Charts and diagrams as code
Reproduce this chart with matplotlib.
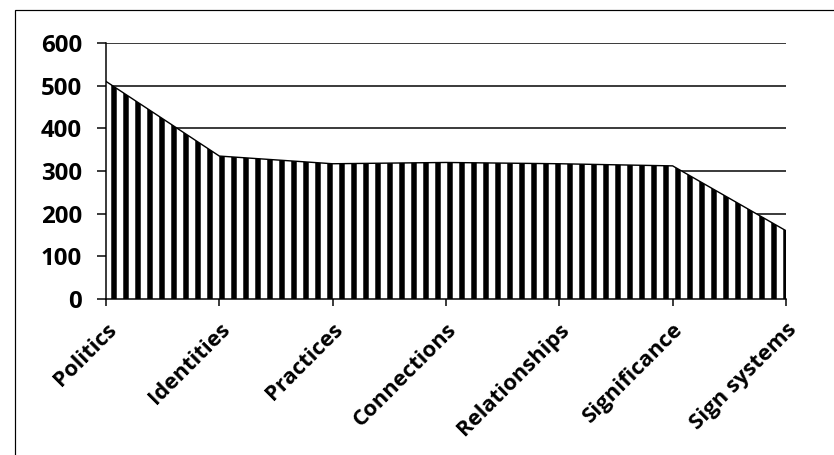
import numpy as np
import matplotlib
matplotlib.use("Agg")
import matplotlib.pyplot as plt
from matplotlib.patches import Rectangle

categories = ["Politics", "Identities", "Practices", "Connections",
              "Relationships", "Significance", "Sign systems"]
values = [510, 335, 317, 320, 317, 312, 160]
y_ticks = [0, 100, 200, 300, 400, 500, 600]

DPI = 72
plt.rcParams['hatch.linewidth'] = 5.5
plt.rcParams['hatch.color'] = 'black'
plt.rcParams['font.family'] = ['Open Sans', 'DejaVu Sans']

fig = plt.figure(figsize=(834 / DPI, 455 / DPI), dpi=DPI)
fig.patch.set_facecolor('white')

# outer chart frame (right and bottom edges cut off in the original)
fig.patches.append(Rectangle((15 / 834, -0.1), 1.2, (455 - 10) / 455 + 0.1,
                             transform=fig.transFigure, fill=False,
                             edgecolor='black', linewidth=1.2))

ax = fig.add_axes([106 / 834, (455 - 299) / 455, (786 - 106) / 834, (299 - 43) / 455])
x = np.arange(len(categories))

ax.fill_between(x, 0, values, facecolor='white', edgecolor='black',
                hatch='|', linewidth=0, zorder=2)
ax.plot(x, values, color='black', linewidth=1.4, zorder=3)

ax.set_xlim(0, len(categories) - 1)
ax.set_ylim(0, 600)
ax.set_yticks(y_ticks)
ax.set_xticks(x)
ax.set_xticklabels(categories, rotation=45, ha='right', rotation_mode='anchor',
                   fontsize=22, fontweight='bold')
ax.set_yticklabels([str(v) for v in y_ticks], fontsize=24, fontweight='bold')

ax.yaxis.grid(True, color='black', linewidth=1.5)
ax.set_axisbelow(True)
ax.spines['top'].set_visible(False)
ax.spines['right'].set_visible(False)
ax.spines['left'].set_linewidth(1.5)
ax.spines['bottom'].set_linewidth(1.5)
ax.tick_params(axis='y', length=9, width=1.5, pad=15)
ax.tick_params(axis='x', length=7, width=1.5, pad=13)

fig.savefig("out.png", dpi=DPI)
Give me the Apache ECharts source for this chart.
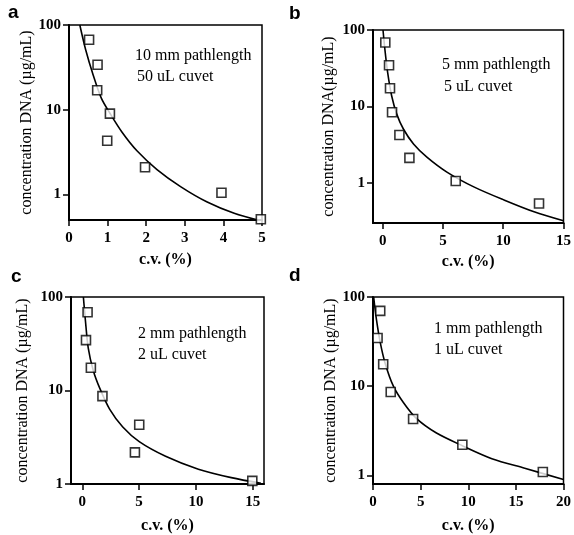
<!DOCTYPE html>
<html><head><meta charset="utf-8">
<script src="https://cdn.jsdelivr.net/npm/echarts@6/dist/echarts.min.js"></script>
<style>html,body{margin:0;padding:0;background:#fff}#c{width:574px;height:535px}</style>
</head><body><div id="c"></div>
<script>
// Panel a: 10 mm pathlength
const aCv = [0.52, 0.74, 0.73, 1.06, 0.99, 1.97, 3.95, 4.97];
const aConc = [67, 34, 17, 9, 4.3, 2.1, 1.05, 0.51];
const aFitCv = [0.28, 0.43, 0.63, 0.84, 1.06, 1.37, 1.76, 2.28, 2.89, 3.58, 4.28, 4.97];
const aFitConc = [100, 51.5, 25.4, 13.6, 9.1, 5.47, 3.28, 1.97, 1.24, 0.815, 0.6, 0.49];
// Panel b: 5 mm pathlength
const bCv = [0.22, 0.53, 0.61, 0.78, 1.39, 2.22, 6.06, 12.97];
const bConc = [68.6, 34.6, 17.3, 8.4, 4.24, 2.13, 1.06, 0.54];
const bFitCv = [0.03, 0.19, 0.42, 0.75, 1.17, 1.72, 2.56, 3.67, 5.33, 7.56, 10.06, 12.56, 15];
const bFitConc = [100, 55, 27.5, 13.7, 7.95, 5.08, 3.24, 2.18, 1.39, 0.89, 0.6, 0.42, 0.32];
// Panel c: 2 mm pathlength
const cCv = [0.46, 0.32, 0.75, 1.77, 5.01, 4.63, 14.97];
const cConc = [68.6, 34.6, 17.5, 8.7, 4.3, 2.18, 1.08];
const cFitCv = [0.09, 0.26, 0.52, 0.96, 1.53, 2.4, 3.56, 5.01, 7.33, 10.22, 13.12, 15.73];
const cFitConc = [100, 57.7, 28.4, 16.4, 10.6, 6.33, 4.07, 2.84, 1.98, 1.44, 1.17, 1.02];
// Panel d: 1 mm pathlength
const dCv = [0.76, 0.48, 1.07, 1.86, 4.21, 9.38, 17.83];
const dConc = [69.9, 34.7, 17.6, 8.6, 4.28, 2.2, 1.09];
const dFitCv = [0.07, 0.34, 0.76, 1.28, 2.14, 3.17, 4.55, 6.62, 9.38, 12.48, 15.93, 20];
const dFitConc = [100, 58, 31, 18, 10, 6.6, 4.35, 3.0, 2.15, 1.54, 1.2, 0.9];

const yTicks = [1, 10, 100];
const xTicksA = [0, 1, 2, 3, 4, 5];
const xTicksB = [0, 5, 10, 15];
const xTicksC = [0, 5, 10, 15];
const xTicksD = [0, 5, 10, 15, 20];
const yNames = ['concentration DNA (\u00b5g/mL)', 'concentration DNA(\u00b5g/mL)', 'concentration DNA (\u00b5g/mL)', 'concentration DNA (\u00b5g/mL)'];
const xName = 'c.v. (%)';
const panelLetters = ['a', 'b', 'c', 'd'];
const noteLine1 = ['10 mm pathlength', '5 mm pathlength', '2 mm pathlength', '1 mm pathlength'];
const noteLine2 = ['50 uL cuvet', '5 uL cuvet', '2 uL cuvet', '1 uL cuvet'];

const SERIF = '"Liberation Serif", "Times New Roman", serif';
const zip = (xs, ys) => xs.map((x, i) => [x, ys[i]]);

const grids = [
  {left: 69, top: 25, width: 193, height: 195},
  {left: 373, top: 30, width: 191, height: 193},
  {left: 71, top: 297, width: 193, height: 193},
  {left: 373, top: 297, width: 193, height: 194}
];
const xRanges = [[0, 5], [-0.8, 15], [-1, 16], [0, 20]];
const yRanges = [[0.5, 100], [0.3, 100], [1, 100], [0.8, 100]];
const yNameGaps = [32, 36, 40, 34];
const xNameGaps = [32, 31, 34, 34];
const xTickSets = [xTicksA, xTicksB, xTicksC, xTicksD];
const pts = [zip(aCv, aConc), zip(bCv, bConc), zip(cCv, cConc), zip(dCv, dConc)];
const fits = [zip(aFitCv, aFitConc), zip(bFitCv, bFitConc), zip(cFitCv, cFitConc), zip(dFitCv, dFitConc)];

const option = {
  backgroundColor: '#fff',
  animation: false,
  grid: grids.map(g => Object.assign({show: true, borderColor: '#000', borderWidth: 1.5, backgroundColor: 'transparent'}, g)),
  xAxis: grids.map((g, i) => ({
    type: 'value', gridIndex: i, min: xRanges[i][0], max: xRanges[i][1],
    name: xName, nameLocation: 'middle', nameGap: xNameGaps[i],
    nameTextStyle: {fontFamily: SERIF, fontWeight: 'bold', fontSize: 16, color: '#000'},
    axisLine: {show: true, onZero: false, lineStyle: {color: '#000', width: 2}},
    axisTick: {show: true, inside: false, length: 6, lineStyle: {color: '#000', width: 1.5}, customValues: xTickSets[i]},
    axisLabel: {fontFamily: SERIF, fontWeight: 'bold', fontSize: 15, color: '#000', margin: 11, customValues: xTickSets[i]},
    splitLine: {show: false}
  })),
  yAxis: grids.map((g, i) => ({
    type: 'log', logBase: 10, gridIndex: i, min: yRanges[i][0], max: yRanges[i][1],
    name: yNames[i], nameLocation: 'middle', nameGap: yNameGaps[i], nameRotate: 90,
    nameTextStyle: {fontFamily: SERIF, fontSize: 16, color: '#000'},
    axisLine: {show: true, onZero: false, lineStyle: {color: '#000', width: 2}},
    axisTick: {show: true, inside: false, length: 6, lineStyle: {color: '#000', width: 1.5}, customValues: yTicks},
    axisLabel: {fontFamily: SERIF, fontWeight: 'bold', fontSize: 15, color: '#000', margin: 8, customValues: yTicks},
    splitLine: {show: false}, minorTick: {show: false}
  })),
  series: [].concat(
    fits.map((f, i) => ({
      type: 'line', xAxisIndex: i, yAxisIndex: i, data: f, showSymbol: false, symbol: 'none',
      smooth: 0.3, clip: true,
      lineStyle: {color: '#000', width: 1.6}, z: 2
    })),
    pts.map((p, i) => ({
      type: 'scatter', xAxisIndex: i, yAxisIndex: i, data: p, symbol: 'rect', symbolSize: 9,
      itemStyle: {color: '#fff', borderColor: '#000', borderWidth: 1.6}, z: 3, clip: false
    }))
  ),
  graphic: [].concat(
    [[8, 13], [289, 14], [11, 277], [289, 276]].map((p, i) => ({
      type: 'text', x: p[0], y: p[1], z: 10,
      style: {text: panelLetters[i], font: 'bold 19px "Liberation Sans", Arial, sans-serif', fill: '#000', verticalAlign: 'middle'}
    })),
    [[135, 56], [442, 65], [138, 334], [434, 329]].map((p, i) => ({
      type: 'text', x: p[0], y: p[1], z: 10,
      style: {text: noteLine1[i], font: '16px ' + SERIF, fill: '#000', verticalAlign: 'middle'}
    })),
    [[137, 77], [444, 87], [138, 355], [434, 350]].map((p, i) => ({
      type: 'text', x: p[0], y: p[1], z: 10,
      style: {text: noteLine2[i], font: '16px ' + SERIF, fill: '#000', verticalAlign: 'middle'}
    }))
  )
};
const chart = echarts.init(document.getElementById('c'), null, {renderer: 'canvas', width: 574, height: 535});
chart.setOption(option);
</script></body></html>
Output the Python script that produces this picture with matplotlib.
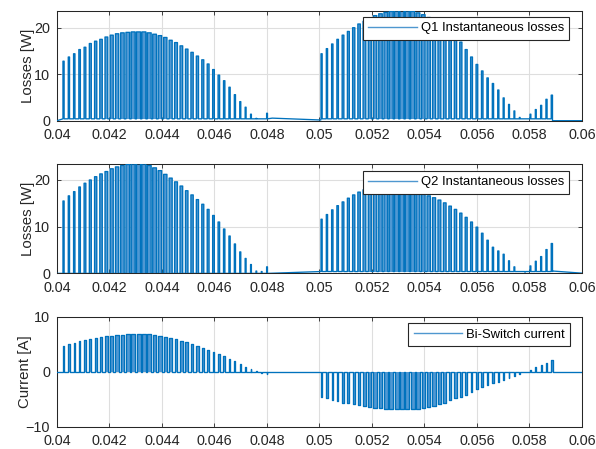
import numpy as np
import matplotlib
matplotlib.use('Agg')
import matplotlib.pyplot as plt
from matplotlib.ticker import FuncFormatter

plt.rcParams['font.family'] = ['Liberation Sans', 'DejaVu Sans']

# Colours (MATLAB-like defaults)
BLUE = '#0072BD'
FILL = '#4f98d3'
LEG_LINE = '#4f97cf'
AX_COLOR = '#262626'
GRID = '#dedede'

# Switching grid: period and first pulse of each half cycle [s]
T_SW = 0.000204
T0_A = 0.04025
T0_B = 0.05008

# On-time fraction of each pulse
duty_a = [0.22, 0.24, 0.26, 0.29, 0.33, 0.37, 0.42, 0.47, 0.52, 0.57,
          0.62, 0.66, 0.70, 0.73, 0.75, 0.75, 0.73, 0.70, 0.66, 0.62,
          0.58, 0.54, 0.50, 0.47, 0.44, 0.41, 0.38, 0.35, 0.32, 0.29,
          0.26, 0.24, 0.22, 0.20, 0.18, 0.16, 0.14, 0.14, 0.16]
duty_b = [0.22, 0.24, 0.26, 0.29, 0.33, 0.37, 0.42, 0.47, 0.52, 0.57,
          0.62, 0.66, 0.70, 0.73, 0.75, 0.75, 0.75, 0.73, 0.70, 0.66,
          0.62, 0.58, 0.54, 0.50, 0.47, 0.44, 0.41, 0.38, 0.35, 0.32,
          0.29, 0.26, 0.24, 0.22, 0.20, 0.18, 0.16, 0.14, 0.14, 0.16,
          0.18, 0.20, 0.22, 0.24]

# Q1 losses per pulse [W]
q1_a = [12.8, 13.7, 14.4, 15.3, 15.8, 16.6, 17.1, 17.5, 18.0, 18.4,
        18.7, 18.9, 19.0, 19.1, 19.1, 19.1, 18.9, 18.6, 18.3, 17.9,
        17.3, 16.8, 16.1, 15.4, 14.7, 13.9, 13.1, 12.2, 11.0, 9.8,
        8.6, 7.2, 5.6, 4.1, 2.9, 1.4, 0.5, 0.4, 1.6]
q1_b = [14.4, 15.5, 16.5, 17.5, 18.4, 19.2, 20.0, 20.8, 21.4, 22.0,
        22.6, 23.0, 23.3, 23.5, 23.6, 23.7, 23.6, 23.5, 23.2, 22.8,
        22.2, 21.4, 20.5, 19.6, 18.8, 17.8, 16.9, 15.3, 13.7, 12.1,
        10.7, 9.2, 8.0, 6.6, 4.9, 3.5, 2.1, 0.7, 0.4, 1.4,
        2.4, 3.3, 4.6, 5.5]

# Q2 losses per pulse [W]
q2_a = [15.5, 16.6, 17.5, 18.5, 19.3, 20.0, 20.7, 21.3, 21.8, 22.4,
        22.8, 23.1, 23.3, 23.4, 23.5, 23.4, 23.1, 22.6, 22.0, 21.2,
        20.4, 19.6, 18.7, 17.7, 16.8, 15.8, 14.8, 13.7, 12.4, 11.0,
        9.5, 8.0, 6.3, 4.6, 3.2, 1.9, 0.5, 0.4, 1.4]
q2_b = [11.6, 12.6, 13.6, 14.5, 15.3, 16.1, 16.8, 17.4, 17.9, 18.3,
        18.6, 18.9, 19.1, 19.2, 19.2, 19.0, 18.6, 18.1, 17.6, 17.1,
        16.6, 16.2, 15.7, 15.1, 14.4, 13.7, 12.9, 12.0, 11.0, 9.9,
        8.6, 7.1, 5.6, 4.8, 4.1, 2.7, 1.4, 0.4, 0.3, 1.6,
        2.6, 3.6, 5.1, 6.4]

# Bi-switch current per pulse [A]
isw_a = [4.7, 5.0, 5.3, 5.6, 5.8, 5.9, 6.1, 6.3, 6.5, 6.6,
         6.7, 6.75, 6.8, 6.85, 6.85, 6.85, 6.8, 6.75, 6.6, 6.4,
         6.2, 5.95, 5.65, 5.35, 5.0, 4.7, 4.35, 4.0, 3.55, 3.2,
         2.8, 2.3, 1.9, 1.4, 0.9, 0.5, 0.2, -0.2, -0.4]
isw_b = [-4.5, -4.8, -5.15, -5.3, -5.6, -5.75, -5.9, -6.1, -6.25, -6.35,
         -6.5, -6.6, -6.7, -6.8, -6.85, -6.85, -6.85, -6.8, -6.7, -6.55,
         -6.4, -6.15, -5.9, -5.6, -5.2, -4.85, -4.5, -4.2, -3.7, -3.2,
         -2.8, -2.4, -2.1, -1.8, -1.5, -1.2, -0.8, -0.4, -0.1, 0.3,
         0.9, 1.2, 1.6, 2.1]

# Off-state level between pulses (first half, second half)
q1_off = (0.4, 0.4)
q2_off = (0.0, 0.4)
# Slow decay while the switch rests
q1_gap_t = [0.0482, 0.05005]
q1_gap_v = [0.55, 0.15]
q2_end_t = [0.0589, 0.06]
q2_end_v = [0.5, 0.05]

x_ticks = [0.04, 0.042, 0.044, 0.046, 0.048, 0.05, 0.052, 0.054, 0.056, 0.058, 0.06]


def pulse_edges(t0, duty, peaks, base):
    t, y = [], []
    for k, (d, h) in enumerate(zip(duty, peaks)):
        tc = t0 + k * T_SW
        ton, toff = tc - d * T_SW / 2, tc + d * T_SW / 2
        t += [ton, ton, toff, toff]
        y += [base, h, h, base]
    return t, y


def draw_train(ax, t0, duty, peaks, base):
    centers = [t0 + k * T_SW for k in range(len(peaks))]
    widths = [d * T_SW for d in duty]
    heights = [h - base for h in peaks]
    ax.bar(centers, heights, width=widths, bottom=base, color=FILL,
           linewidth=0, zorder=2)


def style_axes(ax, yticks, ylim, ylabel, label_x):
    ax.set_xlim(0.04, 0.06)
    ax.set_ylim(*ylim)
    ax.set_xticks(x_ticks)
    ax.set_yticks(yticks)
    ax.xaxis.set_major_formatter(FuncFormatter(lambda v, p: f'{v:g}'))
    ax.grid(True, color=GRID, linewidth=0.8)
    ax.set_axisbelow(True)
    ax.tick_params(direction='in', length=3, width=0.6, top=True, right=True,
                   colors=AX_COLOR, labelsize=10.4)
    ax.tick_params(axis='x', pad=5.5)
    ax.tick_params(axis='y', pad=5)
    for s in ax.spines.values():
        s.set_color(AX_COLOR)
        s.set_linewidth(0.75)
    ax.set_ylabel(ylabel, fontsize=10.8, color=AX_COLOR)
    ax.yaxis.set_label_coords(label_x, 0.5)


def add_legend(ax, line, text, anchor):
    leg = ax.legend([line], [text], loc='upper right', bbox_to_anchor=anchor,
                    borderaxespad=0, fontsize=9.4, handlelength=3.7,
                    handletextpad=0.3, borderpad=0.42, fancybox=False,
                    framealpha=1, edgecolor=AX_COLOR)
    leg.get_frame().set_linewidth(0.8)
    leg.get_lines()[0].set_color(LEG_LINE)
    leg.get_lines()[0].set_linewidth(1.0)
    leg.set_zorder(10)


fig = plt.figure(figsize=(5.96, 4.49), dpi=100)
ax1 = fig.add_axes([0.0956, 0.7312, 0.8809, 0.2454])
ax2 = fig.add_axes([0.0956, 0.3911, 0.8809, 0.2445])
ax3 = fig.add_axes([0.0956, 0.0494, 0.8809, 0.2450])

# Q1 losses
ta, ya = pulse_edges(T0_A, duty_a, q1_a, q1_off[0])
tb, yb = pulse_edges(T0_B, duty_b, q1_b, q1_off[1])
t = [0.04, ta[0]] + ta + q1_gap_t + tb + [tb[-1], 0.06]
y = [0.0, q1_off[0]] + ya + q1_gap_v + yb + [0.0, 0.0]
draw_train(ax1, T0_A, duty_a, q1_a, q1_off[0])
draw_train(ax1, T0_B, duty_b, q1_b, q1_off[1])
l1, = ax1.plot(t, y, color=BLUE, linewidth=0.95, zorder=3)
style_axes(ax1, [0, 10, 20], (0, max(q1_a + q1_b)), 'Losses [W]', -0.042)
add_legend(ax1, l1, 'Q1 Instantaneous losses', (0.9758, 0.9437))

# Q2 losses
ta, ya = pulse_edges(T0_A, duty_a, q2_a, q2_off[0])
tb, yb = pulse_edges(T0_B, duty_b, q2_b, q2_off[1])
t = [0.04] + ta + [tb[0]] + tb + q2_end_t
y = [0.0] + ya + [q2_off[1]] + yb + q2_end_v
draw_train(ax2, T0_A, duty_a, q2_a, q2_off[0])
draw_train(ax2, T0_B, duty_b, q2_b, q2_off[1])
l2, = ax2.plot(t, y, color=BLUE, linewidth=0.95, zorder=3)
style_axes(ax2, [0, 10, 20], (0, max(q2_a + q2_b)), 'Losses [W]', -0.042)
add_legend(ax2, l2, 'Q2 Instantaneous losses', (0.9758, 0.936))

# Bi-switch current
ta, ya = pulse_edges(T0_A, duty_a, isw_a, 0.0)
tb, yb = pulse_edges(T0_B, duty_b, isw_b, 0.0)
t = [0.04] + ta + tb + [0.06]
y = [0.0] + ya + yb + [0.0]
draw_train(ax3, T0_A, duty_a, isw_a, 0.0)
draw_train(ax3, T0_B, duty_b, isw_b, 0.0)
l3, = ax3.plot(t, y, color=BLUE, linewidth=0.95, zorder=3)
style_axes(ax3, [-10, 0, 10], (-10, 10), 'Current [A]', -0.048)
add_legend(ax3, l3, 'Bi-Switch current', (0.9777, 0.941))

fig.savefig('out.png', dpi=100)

* _TASK GOAL_: Copy the part that starts at the line with "Output the Python" and finishes at the line with "0.18, 0.20, 0.22, 0.24]", both included, and nothing more. Pictures are left out.

* _FULL RESPONSE_:
Output the Python script that produces this picture with matplotlib.
import numpy as np
import matplotlib
matplotlib.use('Agg')
import matplotlib.pyplot as plt
from matplotlib.ticker import FuncFormatter

plt.rcParams['font.family'] = ['Liberation Sans', 'DejaVu Sans']

# Colours (MATLAB-like defaults)
BLUE = '#0072BD'
FILL = '#4f98d3'
LEG_LINE = '#4f97cf'
AX_COLOR = '#262626'
GRID = '#dedede'

# Switching grid: period and first pulse of each half cycle [s]
T_SW = 0.000204
T0_A = 0.04025
T0_B = 0.05008

# On-time fraction of each pulse
duty_a = [0.22, 0.24, 0.26, 0.29, 0.33, 0.37, 0.42, 0.47, 0.52, 0.57,
          0.62, 0.66, 0.70, 0.73, 0.75, 0.75, 0.73, 0.70, 0.66, 0.62,
          0.58, 0.54, 0.50, 0.47, 0.44, 0.41, 0.38, 0.35, 0.32, 0.29,
          0.26, 0.24, 0.22, 0.20, 0.18, 0.16, 0.14, 0.14, 0.16]
duty_b = [0.22, 0.24, 0.26, 0.29, 0.33, 0.37, 0.42, 0.47, 0.52, 0.57,
          0.62, 0.66, 0.70, 0.73, 0.75, 0.75, 0.75, 0.73, 0.70, 0.66,
          0.62, 0.58, 0.54, 0.50, 0.47, 0.44, 0.41, 0.38, 0.35, 0.32,
          0.29, 0.26, 0.24, 0.22, 0.20, 0.18, 0.16, 0.14, 0.14, 0.16,
          0.18, 0.20, 0.22, 0.24]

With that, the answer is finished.